Por un lado, hay pequeños grupos extremistas con un protagonismo ideológico mucho mayor que su peso electoral. Por otro lado, muchos de quienes votan a sectores más moderados, forman nuestra amplia clase media urbana y con la mejora de ingresos y la globalización han logrado salir un poco de este hueco autocomplaciente, conservan un radicalismo izquierdista que cree que en política hay amigos y enemigos, y que por tanto fija divisiones de fondo que hacen imposible traducir los consensos en medidas concretas.

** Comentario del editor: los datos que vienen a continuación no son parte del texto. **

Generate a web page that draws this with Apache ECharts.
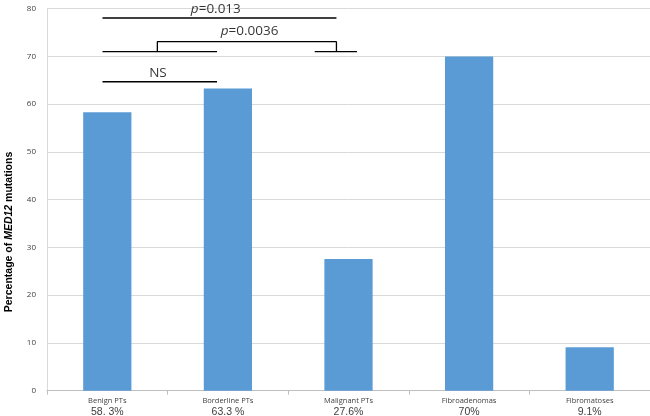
<!DOCTYPE html>
<html><head><meta charset="utf-8">
<script src="https://cdn.jsdelivr.net/npm/echarts@6/dist/echarts.min.js"></script>
<style>html,body{margin:0;padding:0;background:#fff}#c{width:650px;height:416px}</style>
</head><body><div id="c"></div>
<script>
const categories = ['Benign PTs', 'Borderline PTs', 'Malignant PTs', 'Fibroadenomas', 'Fibromatoses'];
const percentLabels = ['58. 3%', '63.3 %', '27.6%', '70%', '9.1%'];
const values = [58.3, 63.3, 27.6, 70, 9.1];
const yTicks = [0, 10, 20, 30, 40, 50, 60, 70, 80];
const yAxisTitle = ['Percentage of ', 'MED12', ' mutations'];
// significance annotations: [x (category index units), y (value)]
const bracketTop = [[-0.04, 78.05], [1.9, 78.05]];
const bracketMidLeft = [[-0.04, 71.0], [0.91, 71.0]];
const bracketMidConnector = [[0.415, 71.0], [0.415, 73.1], [1.9, 73.1], [1.9, 71.0]];
const bracketMidRight = [[1.72, 71.0], [2.07, 71.0]];
const bracketNS = [[-0.04, 64.7], [0.91, 64.7]];
const annotationTexts = [
  { pos: [0.9, 79.9], p: true, text: '=0.013' },
  { pos: [1.18, 75.2], p: true, text: '=0.0036' },
  { pos: [0.42, 66.4], p: false, text: 'NS' }
];

const chart = echarts.init(document.getElementById('c'));
const lineStyle = { color: '#000', width: 1.3 };
function seg(d) {
  return { type: 'line', xAxisIndex: 1, data: d, symbol: 'none', lineStyle: lineStyle, silent: true, z: 5, animation: false };
}
chart.setOption({
  animation: false,
  grid: { left: 47, right: 0, top: 8.7, bottom: 25.3, containLabel: false, outerBoundsMode: 'none' },
  graphic: [{
    type: 'text', x: 9, y: 232, rotation: Math.PI / 2,
    style: {
      text: '{n|' + yAxisTitle[0] + '}{i|' + yAxisTitle[1] + '}{n|' + yAxisTitle[2] + '}',
      align: 'center', verticalAlign: 'middle',
      rich: {
        n: { fontFamily: 'Liberation Sans', fontSize: 10.5, fontWeight: 'bold', fill: '#000' },
        i: { fontFamily: 'Liberation Sans', fontSize: 10.5, fontWeight: 'bold', fontStyle: 'italic', fill: '#000' }
      }
    }
  }],
  xAxis: [{
    type: 'category', data: categories,
    axisLine: { lineStyle: { color: '#bfbfbf' } },
    axisTick: { show: true, length: 4, lineStyle: { color: '#bfbfbf' } },
    axisLabel: {
      interval: 0, margin: 5,
      formatter: (v, i) => '{a|' + v + '}\n{b|' + percentLabels[i] + '}',
      rich: {
        a: { fontFamily: 'Open Sans', fontSize: 7.5, color: '#404040', lineHeight: 10 },
        b: { fontFamily: 'Liberation Sans', fontSize: 10.5, color: '#404040', lineHeight: 12 }
      }
    }
  }, {
    type: 'value', min: -0.5, max: 4.5, show: false
  }],
  yAxis: {
    type: 'value', min: 0, max: 80, interval: 10,
    axisLine: { show: true, onZero: false, lineStyle: { color: '#d9d9d9' } },
    axisTick: { show: false },
    splitLine: { lineStyle: { color: '#d9d9d9', width: 1 } },
    axisLabel: { fontFamily: 'Open Sans', fontSize: 8, color: '#404040', margin: 11,
      formatter: v => yTicks.includes(v) ? String(v) : '' }
  },
  series: [
    { type: 'bar', data: values, barWidth: '40%', itemStyle: { color: '#5b9bd5' }, z: 2 },
    seg(bracketTop), seg(bracketMidLeft), seg(bracketMidConnector), seg(bracketMidRight), seg(bracketNS),
    {
      type: 'scatter', xAxisIndex: 1, symbolSize: 0, silent: true, z: 6,
      data: annotationTexts.map(t => ({ value: t.pos, label: {
        show: true, position: 'inside',
        formatter: t.p ? '{i|p}{n|' + t.text + '}' : '{n|' + t.text + '}',
        rich: {
          i: { fontFamily: 'Open Sans', fontStyle: 'italic', fontSize: 13.5, color: '#000' },
          n: { fontFamily: 'Open Sans', fontSize: 13.5, color: '#000' }
        }
      } }))
    }
  ]
});
</script></body></html>
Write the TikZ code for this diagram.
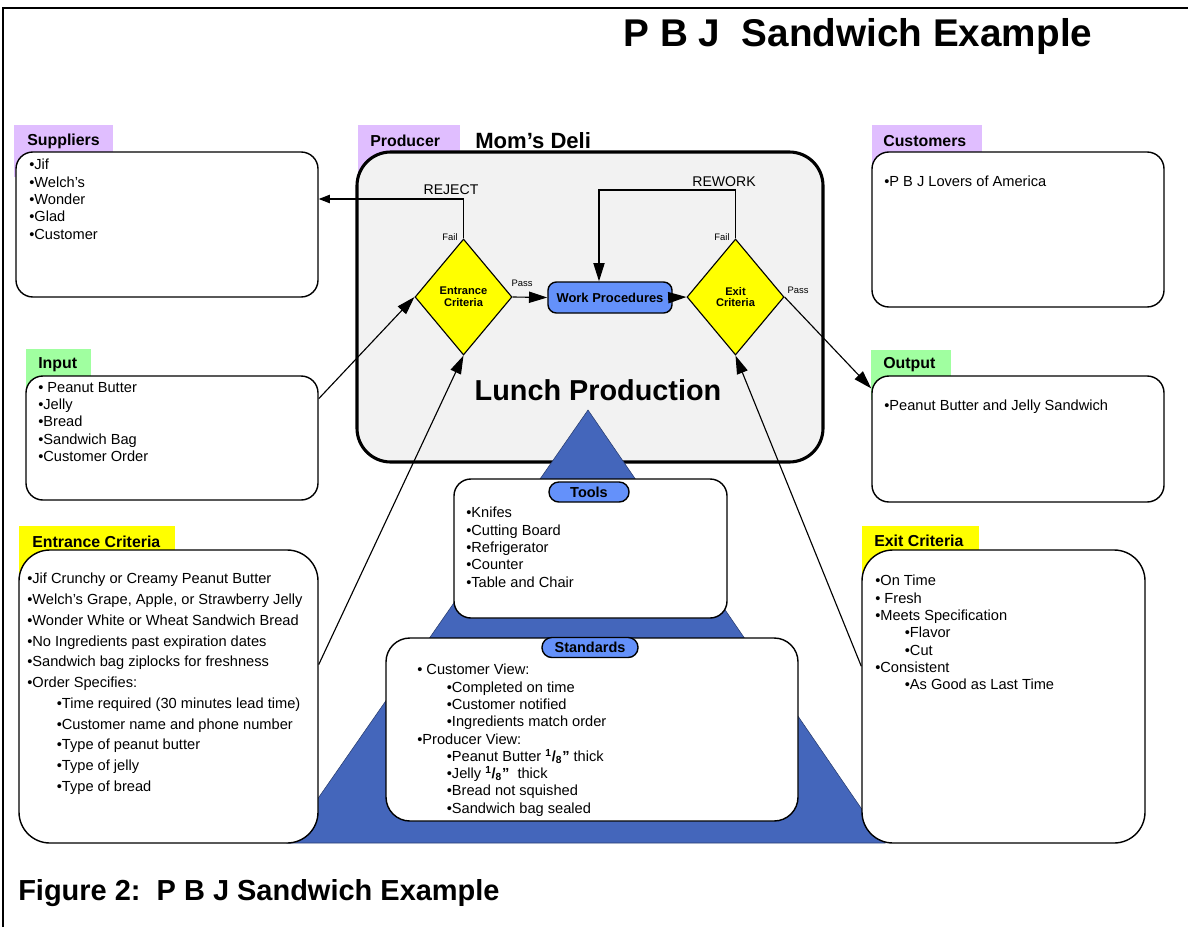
\documentclass[tikz,border=0pt]{standalone}
\usepackage{fontspec}
\setmainfont{Liberation Sans}
\usetikzlibrary{shapes.geometric,arrows.meta,fit}
\definecolor{tagpurple}{RGB}{224,190,255}
\definecolor{taggreen}{RGB}{160,255,160}
\definecolor{gateyellow}{RGB}{255,255,0}
\definecolor{deligray}{RGB}{242,242,242}
\definecolor{procblue}{RGB}{100,145,250}
\definecolor{toolblue}{RGB}{68,102,187}
\begin{document}
\begin{tikzpicture}[x=0.025cm,y=-0.025cm,
  box/.style={draw,fill=white,line width=1pt,inner sep=0pt,rounded corners=12pt},
  tagtext/.style={anchor=west,inner sep=0pt,font=\bfseries\fontsize{11.3}{13}\selectfont},
  list/.style={anchor=north west,align=left,inner sep=0pt,font=\fontsize{10.4}{12.3}\selectfont},
  gate/.style={diamond,draw,fill=gateyellow,line width=0.8pt,inner sep=0pt,
    minimum width=2.425cm,minimum height=2.9cm,align=center,font=\bfseries\fontsize{7.9}{8.4}\selectfont},
  pill/.style={draw,fill=procblue,line width=1pt,rounded corners=7pt,inner sep=0pt,
    font=\bfseries\fontsize{10.3}{12}\selectfont},
  flow/.style={line width=0.8pt,-{Triangle[length=13pt,width=8pt]}},
  small/.style={inner sep=0pt,font=\fontsize{6.7}{8}\selectfont},
  note/.style={inner sep=0pt,font=\fontsize{10}{12}\selectfont}]
\useasboundingbox (0,0) rectangle (1188,927);
\draw[line width=1.4pt] (3,927) -- (3,8) -- (1188,8);
\node[font=\bfseries\fontsize{27.5}{30}\selectfont] (title) at (858,37) {P B J\ \ Sandwich Example};

\fill[tagpurple] (14,125) rectangle (113,177);
\fill[taggreen] (26,349) rectangle (91,397);
\fill[gateyellow] (19,526) rectangle (175,577);
\fill[tagpurple] (358,125) rectangle (460,177);
\fill[tagpurple] (872,125) rectangle (982,165);
\fill[taggreen] (871,350) rectangle (951,400);
\fill[gateyellow] (862,526) rectangle (979,575);

\node[tagtext] (suptag) at (27,141) {Suppliers};
\node[tagtext] (intag) at (38,365) {Input};
\node[tagtext] (enttag) at (32,542) {Entrance Criteria};
\node[tagtext] (prodtag) at (370,141) {Producer};
\node[tagtext] (custtag) at (883,141) {Customers};
\node[tagtext] (outtag) at (883,365) {Output};
\node[tagtext] (extag) at (874,541) {Exit Criteria};
\node[anchor=west,inner sep=0pt,font=\bfseries\fontsize{15.7}{18}\selectfont] (deli) at (475,141) {Mom’s Deli};

\node[box,fit={(16,152) (318,297)}] (supbox) {};
\node[box,fit={(26,376) (318,500)}] (inbox) {};
\node[box,fit={(872,152) (1164,307)}] (custbox) {};
\node[box,fit={(872,376) (1164,502)}] (outbox) {};
\node[box,fill=deligray,line width=2.2pt,rounded corners=24pt,fit={(357,152) (823,462)}] (prod) {};

\filldraw[fill=toolblue,draw=toolblue!60!black,line width=0.4pt] (588,410) -- (287,843) -- (885,843) -- cycle;

\node[box,rounded corners=22pt,fit={(19,550) (318,843)}] (entbox) {};
\node[box,rounded corners=22pt,fit={(862,550) (1145,843)}] (exbox) {};
\node[box,fit={(454,479) (727,618)}] (toolbox) {};
\node[box,rounded corners=17pt,fit={(386,638) (798,821)}] (stdbox) {};
\node[pill,minimum width=2cm,minimum height=0.5cm] (tooltag) at (589,492) {Tools};
\node[pill,minimum width=2.4cm,minimum height=0.5cm] (stdtag) at (590,647.5) {Standards};

\node[list] (suplist) at (29,159) {•Jif\\•Welch’s\\•Wonder\\•Glad\\•Customer};
\node[list] (inlist) at (38,382) {• Peanut Butter\\•Jelly\\•Bread\\•Sandwich Bag\\•Customer Order};
\node[list,font=\fontsize{10.4}{14.75}\selectfont] (entlist) at (27,573) {•Jif Crunchy or Creamy Peanut Butter\\
  •Welch’s Grape, Apple, or Strawberry Jelly\\
  •Wonder White or Wheat Sandwich Bread\\
  •No Ingredients past expiration dates\\
  •Sandwich bag ziplocks for freshness\\
  •Order Specifies:\\
  \hspace*{21pt}•Time required (30 minutes lead time)\\
  \hspace*{21pt}•Customer name and phone number\\
  \hspace*{21pt}•Type of peanut butter\\
  \hspace*{21pt}•Type of jelly\\
  \hspace*{21pt}•Type of bread};
\node[list] (custlist) at (884,176) {•P B J Lovers of America};
\node[list] (outlist) at (884,400) {•Peanut Butter and Jelly Sandwich};
\node[list] (toollist) at (466,507) {•Knifes\\•Cutting Board\\•Refrigerator\\•Counter\\•Table and Chair};
\node[list] (stdlist) at (417,664) {• Customer View:\\
  \hspace*{21pt}•Completed on time\\
  \hspace*{21pt}•Customer notified\\
  \hspace*{21pt}•Ingredients match order\\
  •Producer View:\\
  \hspace*{21pt}•Peanut Butter {\bfseries\textsuperscript{1}/\textsubscript{8}”} thick\\
  \hspace*{21pt}•Jelly {\bfseries\textsuperscript{1}/\textsubscript{8}”}\ \ thick\\
  \hspace*{21pt}•Bread not squished\\
  \hspace*{21pt}•Sandwich bag sealed};
\node[list] (exlist) at (875,575) {•On Time\\• Fresh\\•Meets Specification\\
  \hspace*{21pt}•Flavor\\
  \hspace*{21pt}•Cut\\
  •Consistent\\
  \hspace*{21pt}•As Good as Last Time};

\node[font=\bfseries\fontsize{20.5}{24}\selectfont] (lunch) at (598,390) {Lunch Production};
\node[gate] (entr) at (463.5,297) {Entrance\\Criteria};
\node[gate] (exitd) at (735.5,297) {Exit\\Criteria};
\node[pill,minimum width=3.1cm,minimum height=0.775cm,rounded corners=6pt,
  font=\bfseries\fontsize{9.2}{11}\selectfont] (wp) at (610,297.5) {Work Procedures};

\coordinate (rej) at (463.5,199);
\coordinate (rwk) at (599,190);
\draw[flow,-{Triangle[length=8pt,width=6pt]}] (entr.north) -- (rej) -- (rej -| supbox.east);
\draw[flow] (exitd.north) |- (rwk) -- (rwk |- wp.north);
\draw[flow] (inbox.15) -- (entr.west);
\draw[flow] (entbox.12.6) -- (entr.south);
\draw[flow] (entr.east) -- (wp.west);
\draw[flow] (wp.east) -- (exitd.west);
\draw[flow] (exitd.east) -- (outbox.161.4);
\draw[flow] (exbox.168.2) -- (exitd.south);

\node[note] (rejtxt) at (451,190) {REJECT};
\node[note] (rwktxt) at (724,182) {REWORK};
\node[small] (fail1) at (450,237) {Fail};
\node[small] (fail2) at (722,237) {Fail};
\node[small] (pass1) at (522,283) {Pass};
\node[small] (pass2) at (798,290) {Pass};

\node[anchor=west,inner sep=0pt,font=\bfseries\fontsize{20.6}{24}\selectfont] (caption) at (18,893) {Figure 2:\ \ P B J Sandwich Example};
\end{tikzpicture}
\end{document}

Hay que agregar otra explicación: ni unos ni otros sufren descarnadamente el rumbo desesperante del país. Seguramente hoy estén más preocupados por la inseguridad en su barrio; sientan cierto reciente ajuste de ingresos, que contradice la anterior década de bonanza y que incluye mayor pago de impuestos; y se den cuenta también de que hay algún problema con la educación de sus hijos. Pero ninguno de ellos, ni los más radicales, ni los más abiertos, socialdemócratas y modernos, integran las clases populares que son las que de verdad viven complicadas en este Uruguay-progre.

En efecto, ninguno vive en un barrio en el que no se pueda salir de noche por miedo a las balas perdidas; ninguno se angustia por una perspectiva de merma sustancial de ingresos familiares por causa del mayor desempleo que sobre todo golpea a la mano de obra menos calificada; y ninguno sufre una enseñanza pública de tan mala calidad que haga que los adolescentes de su hogar no sepan leer, escribir ni hacer cuentas. Y si, por desventura, su circunstancia económica particular resultara muy apremiante, ese uruguayo izquierdista de clase media cuenta con los recursos culturales y los contactos sociales como para lograr que el Estado frenteamplista lo arrebuje en su seno.

Lo que hay que asumir es que a toda esa gente el rumbo del país y los consensos necesarios para aplicar cambios drásticos, en última instancia, le importan un rábano. Obviamente, nadie lo admite. En sociedad disimulan muy bien ese egoísmo sustancial: cuando se tratan estos asuntos ponen cara de circunstancia, e incluso habrá quienes estén sinceramente convencidos de que la muestra cabal de su preocupación por el país es justamente su postura progre. Tienen a mano algún chivo expiatorio —los fachos— para cargar las culpas; o, si se precisa, señalan orgullosos instancias esperanzadoras de consenso, como por ejemplo Eduy21, eso que en realidad es una sátira y que terminará inexorablemente en un fiasco.

La verdad es que en su vida cotidiana ese uruguayo izquierdista de clase media protegido por su muro de yerba ideológico y su palenque estatal —benefactor— compañero, no mira más allá de su ombligo. En la sociedad fragmentada en la que vive, cree que su mundo-Parque Rodó es sinónimo de Uruguay.

Lo desesperante del país no es solo su rumbo. Es también su mayoritario uruguayo medio de sensibilidad social, cultural y política izquierdista que cree que hoy "Uruguay no está tan mal".